Ireland’s merchanting business increased revenue organically thanks to the residential RMI market growth and expansion in house building. Operating profit was up 12.5%.
Belgium also saw growth in revenue and profitability but – following a strategic review – Grafton decided to sell the business. A conditional agreement for the sale has been entered into.
Grafton tackled Brexit in the H1 2019 statement: “The central scenario for our forecasts is that there is a sensibly negotiated Brexit agreed between the UK and the EU though we expect to experience continued market uncertainty until a clear resolution is agreed. We will continue to manage stock levels as a principal tool to mitigate the potential risk of disruption. In the event of a ‘hard’ Brexit we would expect the UK and Irish macro economic environment to weaken in the short term compared to our central scenario.”
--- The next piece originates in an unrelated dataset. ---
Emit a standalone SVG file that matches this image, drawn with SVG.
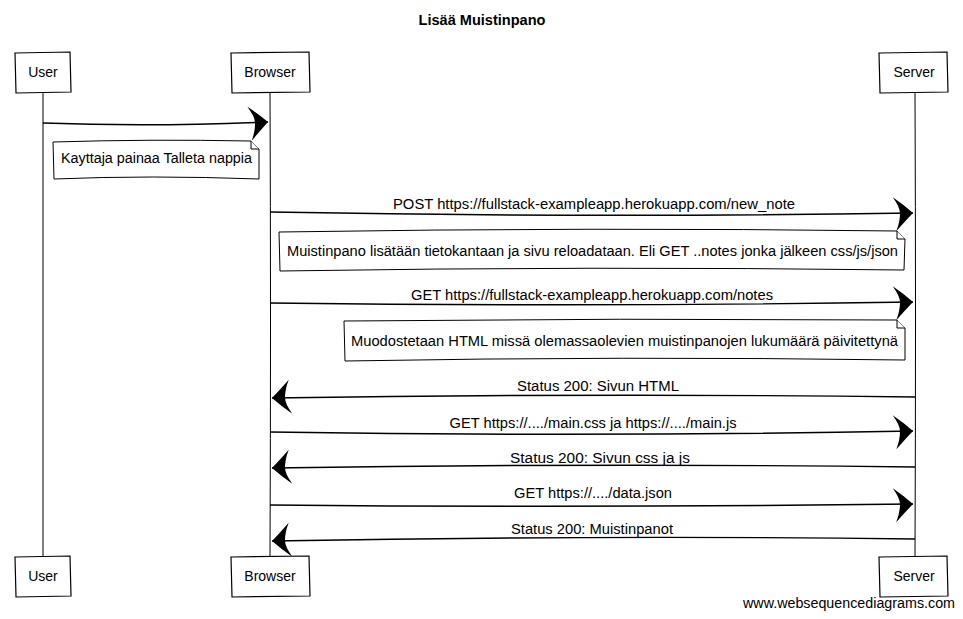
<svg xmlns="http://www.w3.org/2000/svg" width="963" height="619" viewBox="0 0 963 619">
<style>
text{font-family:"Liberation Sans",Arial,sans-serif;font-size:14px;fill:#000}
.title{font-weight:bold;font-size:14px}
.box{fill:#fff;stroke:#000;stroke-width:1.2}
.life{fill:none;stroke:#000;stroke-width:1}
.msg{fill:none;stroke:#000;stroke-width:1.4}
.note{fill:#fff;stroke:#000;stroke-width:1}
.fold{fill:#fff;stroke:#000;stroke-width:1}
.mid{text-anchor:middle}
</style>
<defs>
<marker id="head" markerUnits="userSpaceOnUse" markerWidth="30" markerHeight="40" viewBox="-24 -20 26 40" refX="0" refY="0" orient="auto">
<path d="M0,0 Q-10,-9 -20,-16 Q-13,-6 -13,0 Q-13,8 -17,18 Q-7,7 0,0 Z" fill="#000"/>
</marker>
</defs>
<rect width="963" height="619" fill="#fff"/>
<text class="title mid" x="482" y="25" textLength="127" lengthAdjust="spacingAndGlyphs">Lisää Muistinpano</text>

<g id="lifelines">
<path class="life" d="M43,92 L43,556"/>
<path class="life" d="M270,92 Q271,320 270,556"/>
<path class="life" d="M915,92 Q916,320 915,556"/>
</g>

<g id="user-top"><path class="box" d="M15,53 L70,52 L71,92 L16,93 Z"/><text class="mid" x="43" y="77">User</text></g>
<g id="browser-top"><path class="box" d="M231,53 L309,52 L310,92 L232,93 Z"/><text class="mid" x="270" y="77">Browser</text></g>
<g id="server-top"><path class="box" d="M879,53 L947,52 L948,92 L880,93 Z"/><text class="mid" x="914" y="77">Server</text></g>
<g id="user-bottom"><path class="box" d="M15,557 L70,556 L71,596 L16,597 Z"/><text class="mid" x="43" y="581">User</text></g>
<g id="browser-bottom"><path class="box" d="M231,557 L309,556 L310,596 L232,597 Z"/><text class="mid" x="270" y="581">Browser</text></g>
<g id="server-bottom"><path class="box" d="M879,557 L947,556 L948,596 L880,597 Z"/><text class="mid" x="914" y="581">Server</text></g>

<g id="connectors">
<path class="msg" d="M43,123 Q150,127 268,122" marker-end="url(#head)"/>
<path class="msg" d="M270,212 Q590,218 913,213" marker-end="url(#head)"/>
<text class="mid" x="594" y="209" textLength="402" lengthAdjust="spacingAndGlyphs">POST https://fullstack-exampleapp.herokuapp.com/new_note</text>
<path class="msg" d="M270,303 Q590,307 913,302" marker-end="url(#head)"/>
<text class="mid" x="592" y="300" textLength="362" lengthAdjust="spacingAndGlyphs">GET https://fullstack-exampleapp.herokuapp.com/notes</text>
<path class="msg" d="M915,397 Q600,393 272,398" marker-end="url(#head)"/>
<text class="mid" x="598" y="391" textLength="162" lengthAdjust="spacingAndGlyphs">Status 200: Sivun HTML</text>
<path class="msg" d="M270,432 Q590,437 913,431" marker-end="url(#head)"/>
<text class="mid" x="593" y="428" textLength="287" lengthAdjust="spacingAndGlyphs">GET https://..../main.css ja https://..../main.js</text>
<path class="msg" d="M915,467 Q600,463 272,468" marker-end="url(#head)"/>
<text class="mid" x="600" y="463" textLength="180" lengthAdjust="spacingAndGlyphs">Status 200: Sivun css ja js</text>
<path class="msg" d="M270,505 Q590,508 913,504" marker-end="url(#head)"/>
<text class="mid" x="593" y="498" textLength="158" lengthAdjust="spacingAndGlyphs">GET https://..../data.json</text>
<path class="msg" d="M915,539 Q600,535 272,541" marker-end="url(#head)"/>
<text class="mid" x="592" y="534" textLength="162" lengthAdjust="spacingAndGlyphs">Status 200: Muistinpanot</text>
</g>

<g id="note1">
<path class="note" d="M53,142 Q150,139 251,141 L259,149 L259,179 Q150,175 54,179 Z"/>
<path class="fold" d="M251,141 L251,149 L259,149"/>
<text x="61" y="163" textLength="191" lengthAdjust="spacingAndGlyphs">Kayttaja painaa Talleta nappia</text>
</g>
<g id="note2">
<path class="note" d="M279,232 Q590,227 897,231 L905,239 L904,270 Q590,266 280,271 Z"/>
<path class="fold" d="M897,231 L897,239 L905,239"/>
<text x="287" y="256" textLength="611" lengthAdjust="spacingAndGlyphs">Muistinpano lisätään tietokantaan ja sivu reloadataan. Eli GET ..notes jonka jälkeen css/js/json</text>
</g>
<g id="note3">
<path class="note" d="M344,321 Q620,318 897,320 L905,328 L905,360 Q620,356 345,361 Z"/>
<path class="fold" d="M897,320 L897,328 L905,328"/>
<text x="351" y="346" textLength="547" lengthAdjust="spacingAndGlyphs">Muodostetaan HTML missä olemassaolevien muistinpanojen lukumäärä päivitettynä</text>
</g>

<text x="955" y="608" text-anchor="end" textLength="212" lengthAdjust="spacingAndGlyphs">www.websequencediagrams.com</text>
</svg>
CEO Gavin Slark added: “We made good strategic and operational progress in the first half of 2019 which supports the ongoing improvement in the underlying quality of our business. Despite the uncertainty in the UK, the Group continues to benefit from the strength of Selco’s market position and our higher returning, growth businesses in Ireland and The Netherlands. Our focus remains on delivering growth in shareholder value and a great experience for our customers and colleagues.”